■ **GIVEN INSTRUCTION**:
Transcribe the listing that follows in full, omitting pictures.

◆ ◆ ◆ ◆ ◆ ◆ ◆

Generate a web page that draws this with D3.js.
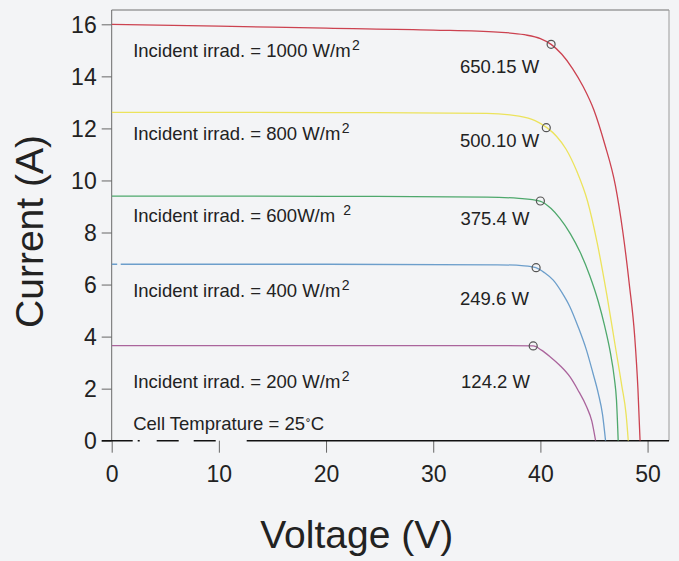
<!DOCTYPE html>
<html>
<head>
<meta charset="utf-8">
<script src="https://cdn.jsdelivr.net/npm/d3@7"></script>
<style>
  html, body { margin: 0; padding: 0; background: #f3f4f6; }
  svg { display: block; }
  text { font-family: "Liberation Sans", Arial, sans-serif; fill: #222; }
</style>
</head>
<body>
<svg id="chart" width="679" height="561"></svg>
<script>
// ---------------- data ----------------
const irradiances = [1000, 800, 600, 400, 200];
const seriesColors = ["#cc4250", "#ece35c", "#4ea86c", "#6c9ecb", "#aa649c"];

// I-V points [voltage V, current A]
const curve1000 = [[0,16.0],[10,15.93],[20,15.85],[30,15.78],[36,15.7],[38.5,15.6],[40,15.45],[41,15.23],[42,14.85],[43,14.3],[44,13.6],[45,12.7],[46,11.4],[47,9.8],[47.7,8.0],[48.3,6.0],[48.8,4.0],[49.1,2.0],[49.3,0]];
const curve800  = [[0,12.62],[20,12.61],[35,12.58],[38,12.47],[39.5,12.3],[40.6,12.03],[41.5,11.7],[42.4,11.2],[43.4,10.35],[44.4,9.2],[45.3,7.6],[46.2,5.6],[47,3.6],[47.6,2.1],[48.0,1.0],[48.2,0]];
const curve600  = [[0,9.4],[20,9.39],[35,9.36],[38,9.31],[39.95,9.21],[41,8.92],[41.8,8.55],[42.8,7.95],[43.7,7.25],[44.6,6.35],[45.4,5.35],[46,4.4],[46.5,3.45],[46.9,2.4],[47.1,1.56],[47.26,0]];
const curve400  = [[0,6.78],[20,6.78],[36,6.76],[38.5,6.72],[39.58,6.65],[40.4,6.45],[41.2,6.17],[42,5.7],[42.75,5.15],[43.5,4.4],[44.3,3.48],[44.9,2.6],[45.4,1.82],[45.8,1.0],[46.08,0]];
const curve200  = [[0,3.65],[20,3.65],[37,3.65],[39.33,3.64],[40.1,3.48],[40.9,3.23],[41.8,2.9],[42.75,2.46],[43.5,1.95],[44.3,1.31],[44.8,0.75],[45.15,0]];
const curves = [curve1000, curve800, curve600, curve400, curve200];

// maximum power points [V, I]
const mppPoints = [[41.0,15.23],[40.55,12.03],[40.0,9.21],[39.6,6.65],[39.33,3.64]];
const powerLabels = ["650.15 W", "500.10 W", "375.4 W", "249.6 W", "124.2 W"];
const irradLabels = ["Incident irrad. = 1000 W/m", "Incident irrad. = 800 W/m", "Incident irrad. = 600W/m", "Incident irrad. = 400 W/m", "Incident irrad. = 200 W/m"];
const tempLabel = "Cell Temprature = 25";

const xTicks = [0, 10, 20, 30, 40, 50];
const yTicks = [0, 2, 4, 6, 8, 10, 12, 14, 16];
const xTitle = "Voltage (V)";
const yTitle = "Current (A)";

// annotation anchors in data units [V, I]
const irradAnchors = [[2.0,14.75],[2.0,11.55],[2.0,8.41],[2.0,5.53],[2.0,2.01]];
const powerAnchors = [[32.5,14.11],[32.5,11.29],[32.55,8.29],[32.5,5.21],[32.6,2.01]];
const tempAnchor = [2.0, 0.41];

// ---------------- layout ----------------
const svg = d3.select("#chart");
const L = 111.7, R = 669, T = 10, B = 440.7;

const x = d3.scaleLinear().domain([0, 52]).range([L, R]);
const y = d3.scaleLinear().domain([0, 16.55]).range([B, T]);

svg.append("rect").attr("width", 679).attr("height", 561).attr("fill", "#f3f4f6");

svg.append("defs").append("clipPath").attr("id", "clip")
  .append("rect").attr("x", L).attr("y", T).attr("width", R - L).attr("height", B - T);

// frame (left, top, right)
svg.append("line").attr("x1", L).attr("x2", L).attr("y1", T).attr("y2", B)
  .attr("stroke", "#6a6a6a").attr("stroke-width", 1);
svg.append("line").attr("x1", L).attr("x2", R).attr("y1", T).attr("y2", T)
  .attr("stroke", "#707070").attr("stroke-width", 1);
svg.append("line").attr("x1", R).attr("x2", R).attr("y1", T).attr("y2", B)
  .attr("stroke", "#9a9a9a").attr("stroke-width", 1);

// axes
const yAxis = svg.append("g").attr("transform", `translate(${L},0)`)
  .call(d3.axisLeft(y).tickValues(yTicks).tickSize(10).tickPadding(5).tickFormat(d3.format("d")));
yAxis.select(".domain").remove();
yAxis.selectAll(".tick line").attr("stroke", "#666");
yAxis.selectAll(".tick text").attr("font-size", 23).attr("fill", "#222")
  .attr("font-family", "'Liberation Sans', Arial, sans-serif").attr("dy", "0.36em");

const xAxis = svg.append("g").attr("transform", `translate(0,${B})`)
  .call(d3.axisBottom(x).tickValues(xTicks).tickSize(12).tickPadding(13).tickFormat(d3.format("d")));
xAxis.select(".domain").remove();
xAxis.selectAll(".tick line").attr("stroke", "#666");
xAxis.selectAll(".tick text").attr("font-size", 23).attr("fill", "#222")
  .attr("font-family", "'Liberation Sans', Arial, sans-serif");

// x-axis baseline (partly broken on the left, as in the picture)
svg.append("line").attr("x1", L - 10).attr("x2", R).attr("y1", B).attr("y2", B)
  .attr("stroke", "#111").attr("stroke-width", 1.6)
  .attr("stroke-dasharray", "31,5,2,17,22,15,22,31,2000");

// curves
const line = d3.line().x(d => x(d[0])).y(d => y(d[1])).curve(d3.curveMonotoneX);
const plot = svg.append("g").attr("clip-path", "url(#clip)");
curves.forEach((c, i) => {
  plot.append("path").datum(c)
    .attr("d", line)
    .attr("fill", "none")
    .attr("stroke", seriesColors[i])
    .attr("stroke-width", 1.3)
    .attr("stroke-dasharray", i === 3 ? "5.5,3.5,3000" : null);
});

// max power point markers
svg.append("g").selectAll("circle").data(mppPoints).join("circle")
  .attr("cx", d => x(d[0])).attr("cy", d => y(d[1])).attr("r", 4)
  .attr("fill", "none").attr("stroke", "#555").attr("stroke-width", 1.2);

// irradiance labels with superscript
irradLabels.forEach((t, i) => {
  const tx = svg.append("text")
    .attr("x", x(irradAnchors[i][0])).attr("y", y(irradAnchors[i][1]))
    .attr("font-size", 18.5);
  tx.append("tspan").text(t);
  tx.append("tspan").text("2").attr("font-size", 14)
    .attr("dx", i === 2 ? 8 : 1.5).attr("dy", -7);
});

// power labels
svg.append("g").selectAll("text").data(powerLabels).join("text")
  .attr("x", (d, i) => x(powerAnchors[i][0])).attr("y", (d, i) => y(powerAnchors[i][1]))
  .attr("font-size", 18.5).text(d => d);

// cell temperature
const tt = svg.append("text").attr("x", x(tempAnchor[0])).attr("y", y(tempAnchor[1]))
  .attr("font-size", 18.5);
tt.append("tspan").text(tempLabel);
tt.append("tspan").text("˚").attr("font-size", 14).attr("dx", 1);
tt.append("tspan").text("C");

// axis titles
svg.append("text").attr("x", 356.7).attr("y", 548)
  .attr("text-anchor", "middle").attr("font-size", 39).attr("fill", "#111").text(xTitle);
svg.append("text").attr("transform", "translate(43,231.5) rotate(-90)")
  .attr("text-anchor", "middle").attr("font-size", 39).attr("fill", "#111").text(yTitle);
</script>
</body>
</html>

◆ ◆ ◆ ◆ ◆ ◆ ◆

■ **RESPONSE TO THIS TASK**:
Generate a web page that draws this with D3.js.
<!DOCTYPE html>
<html>
<head>
<meta charset="utf-8">
<script src="https://cdn.jsdelivr.net/npm/d3@7"></script>
<style>
  html, body { margin: 0; padding: 0; background: #f3f4f6; }
  svg { display: block; }
  text { font-family: "Liberation Sans", Arial, sans-serif; fill: #222; }
</style>
</head>
<body>
<svg id="chart" width="679" height="561"></svg>
<script>
// ---------------- data ----------------
const irradiances = [1000, 800, 600, 400, 200];
const seriesColors = ["#cc4250", "#ece35c", "#4ea86c", "#6c9ecb", "#aa649c"];

// I-V points [voltage V, current A]
const curve1000 = [[0,16.0],[10,15.93],[20,15.85],[30,15.78],[36,15.7],[38.5,15.6],[40,15.45],[41,15.23],[42,14.85],[43,14.3],[44,13.6],[45,12.7],[46,11.4],[47,9.8],[47.7,8.0],[48.3,6.0],[48.8,4.0],[49.1,2.0],[49.3,0]];
const curve800  = [[0,12.62],[20,12.61],[35,12.58],[38,12.47],[39.5,12.3],[40.6,12.03],[41.5,11.7],[42.4,11.2],[43.4,10.35],[44.4,9.2],[45.3,7.6],[46.2,5.6],[47,3.6],[47.6,2.1],[48.0,1.0],[48.2,0]];
const curve600  = [[0,9.4],[20,9.39],[35,9.36],[38,9.31],[39.95,9.21],[41,8.92],[41.8,8.55],[42.8,7.95],[43.7,7.25],[44.6,6.35],[45.4,5.35],[46,4.4],[46.5,3.45],[46.9,2.4],[47.1,1.56],[47.26,0]];
const curve400  = [[0,6.78],[20,6.78],[36,6.76],[38.5,6.72],[39.58,6.65],[40.4,6.45],[41.2,6.17],[42,5.7],[42.75,5.15],[43.5,4.4],[44.3,3.48],[44.9,2.6],[45.4,1.82],[45.8,1.0],[46.08,0]];
const curve200  = [[0,3.65],[20,3.65],[37,3.65],[39.33,3.64],[40.1,3.48],[40.9,3.23],[41.8,2.9],[42.75,2.46],[43.5,1.95],[44.3,1.31],[44.8,0.75],[45.15,0]];
const curves = [curve1000, curve800, curve600, curve400, curve200];

// maximum power points [V, I]
const mppPoints = [[41.0,15.23],[40.55,12.03],[40.0,9.21],[39.6,6.65],[39.33,3.64]];
const powerLabels = ["650.15 W", "500.10 W", "375.4 W", "249.6 W", "124.2 W"];
const irradLabels = ["Incident irrad. = 1000 W/m", "Incident irrad. = 800 W/m", "Incident irrad. = 600W/m", "Incident irrad. = 400 W/m", "Incident irrad. = 200 W/m"];
const tempLabel = "Cell Temprature = 25";

const xTicks = [0, 10, 20, 30, 40, 50];
const yTicks = [0, 2, 4, 6, 8, 10, 12, 14, 16];
const xTitle = "Voltage (V)";
const yTitle = "Current (A)";

// annotation anchors in data units [V, I]
const irradAnchors = [[2.0,14.75],[2.0,11.55],[2.0,8.41],[2.0,5.53],[2.0,2.01]];
const powerAnchors = [[32.5,14.11],[32.5,11.29],[32.55,8.29],[32.5,5.21],[32.6,2.01]];
const tempAnchor = [2.0, 0.41];

// ---------------- layout ----------------
const svg = d3.select("#chart");
const L = 111.7, R = 669, T = 10, B = 440.7;

const x = d3.scaleLinear().domain([0, 52]).range([L, R]);
const y = d3.scaleLinear().domain([0, 16.55]).range([B, T]);

svg.append("rect").attr("width", 679).attr("height", 561).attr("fill", "#f3f4f6");

svg.append("defs").append("clipPath").attr("id", "clip")
  .append("rect").attr("x", L).attr("y", T).attr("width", R - L).attr("height", B - T);

// frame (left, top, right)
svg.append("line").attr("x1", L).attr("x2", L).attr("y1", T).attr("y2", B)
  .attr("stroke", "#6a6a6a").attr("stroke-width", 1);
svg.append("line").attr("x1", L).attr("x2", R).attr("y1", T).attr("y2", T)
  .attr("stroke", "#707070").attr("stroke-width", 1);
svg.append("line").attr("x1", R).attr("x2", R).attr("y1", T).attr("y2", B)
  .attr("stroke", "#9a9a9a").attr("stroke-width", 1);

// axes
const yAxis = svg.append("g").attr("transform", `translate(${L},0)`)
  .call(d3.axisLeft(y).tickValues(yTicks).tickSize(10).tickPadding(5).tickFormat(d3.format("d")));
yAxis.select(".domain").remove();
yAxis.selectAll(".tick line").attr("stroke", "#666");
yAxis.selectAll(".tick text").attr("font-size", 23).attr("fill", "#222")
  .attr("font-family", "'Liberation Sans', Arial, sans-serif").attr("dy", "0.36em");

const xAxis = svg.append("g").attr("transform", `translate(0,${B})`)
  .call(d3.axisBottom(x).tickValues(xTicks).tickSize(12).tickPadding(13).tickFormat(d3.format("d")));
xAxis.select(".domain").remove();
xAxis.selectAll(".tick line").attr("stroke", "#666");
xAxis.selectAll(".tick text").attr("font-size", 23).attr("fill", "#222")
  .attr("font-family", "'Liberation Sans', Arial, sans-serif");

// x-axis baseline (partly broken on the left, as in the picture)
svg.append("line").attr("x1", L - 10).attr("x2", R).attr("y1", B).attr("y2", B)
  .attr("stroke", "#111").attr("stroke-width", 1.6)
  .attr("stroke-dasharray", "31,5,2,17,22,15,22,31,2000");

// curves
const line = d3.line().x(d => x(d[0])).y(d => y(d[1])).curve(d3.curveMonotoneX);
const plot = svg.append("g").attr("clip-path", "url(#clip)");
curves.forEach((c, i) => {
  plot.append("path").datum(c)
    .attr("d", line)
    .attr("fill", "none")
    .attr("stroke", seriesColors[i])
    .attr("stroke-width", 1.3)
    .attr("stroke-dasharray", i === 3 ? "5.5,3.5,3000" : null);
});

// max power point markers
svg.append("g").selectAll("circle").data(mppPoints).join("circle")
  .attr("cx", d => x(d[0])).attr("cy", d => y(d[1])).attr("r", 4)
  .attr("fill", "none").attr("stroke", "#555").attr("stroke-width", 1.2);

// irradiance labels with superscript
irradLabels.forEach((t, i) => {
  const tx = svg.append("text")
    .attr("x", x(irradAnchors[i][0])).attr("y", y(irradAnchors[i][1]))
    .attr("font-size", 18.5);
  tx.append("tspan").text(t);
  tx.append("tspan").text("2").attr("font-size", 14)
    .attr("dx", i === 2 ? 8 : 1.5).attr("dy", -7);
});

// power labels
svg.append("g").selectAll("text").data(powerLabels).join("text")
  .attr("x", (d, i) => x(powerAnchors[i][0])).attr("y", (d, i) => y(powerAnchors[i][1]))
  .attr("font-size", 18.5).text(d => d);

// cell temperature
const tt = svg.append("text").attr("x", x(tempAnchor[0])).attr("y", y(tempAnchor[1]))
  .attr("font-size", 18.5);
tt.append("tspan").text(tempLabel);
tt.append("tspan").text("˚").attr("font-size", 14).attr("dx", 1);
tt.append("tspan").text("C");

// axis titles
svg.append("text").attr("x", 356.7).attr("y", 548)
  .attr("text-anchor", "middle").attr("font-size", 39).attr("fill", "#111").text(xTitle);
svg.append("text").attr("transform", "translate(43,231.5) rotate(-90)")
  .attr("text-anchor", "middle").attr("font-size", 39).attr("fill", "#111").text(yTitle);
</script>
</body>
</html>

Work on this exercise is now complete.